In the event of delay, the Buyer shall be bound to pay default interest.
Any disputes which may arise between the parties shall not release the Buyer from the obligation to comply with the payment terms and conditions. Payments remain due within the agreed terms even in the event of delays in the delivery of the goods, breakdowns or in the event of total or partial losses occurring during transportation, as well as in the event that the goods made available to the Buyer are not collected by the Buyer.
9.1 WARRANTY
Unless otherwise agreed, the Vendor gives a 12 (twelve) months warranty on materials, starting from the date of collection of the goods at its warehouse. This warranty is valid only for manufacturing defects, and exclusively with respect to the original Buyer.
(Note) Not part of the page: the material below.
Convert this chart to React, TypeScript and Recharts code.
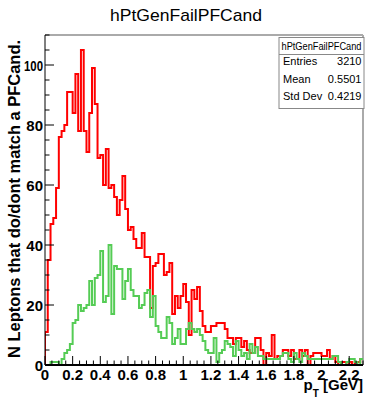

Products damaged due to transport, incompetence, improper storage, incorrect application or bad installation, inability to use, negligence or tampering by the Buyer are not covered by the warranty. Any maintenance, repair or replacement of the products will be carried out exclusively at the Siltronic S.r.l. headquarters. via Don B. Grazioli 57, 20161 Milan.
10.1 CLAIMS AND COMPLAINTS
Any complaints concerning the quantity, type or type of goods delivered must be notified to the Vendor within 8 (eight) days from the date of receipt of the goods by the Buyer. After this deadline the goods are considered tacitly accepted.
Any attempt to return the goods to the Vendor without prior agreement will be rejected.
Any complaints relating to the quality of the goods must be communicated to the Vendor within 8 (eight) days of discovery of the disputed defects. If such defects are recognized by the Vendor and the goods are still covered by the warranty, the Vendor undertakes exclusively to replace the product which will be returned ex works. The Vendor will not bear liability for any direct and/or indirect damage resulting from the use of the products supplied or from their incorrect operation.
In all cases, any complaint by the Buyer does not imply the suspension of payment or refusal to pay the invoices issued by the Vendor.
11.1 APPLICABLE LAW
All supply contracts between the parties, even with foreign countries, shall be regulated by these standard conditions and governed by the Italian law.
12.1 COMPETENT COURT
For any dispute pertaining to the execution, interpretation, validity, termination or cessation contracts entered into between the parties, the Court of Milan ( Repubblic of Italy ) exclusively shall be competent.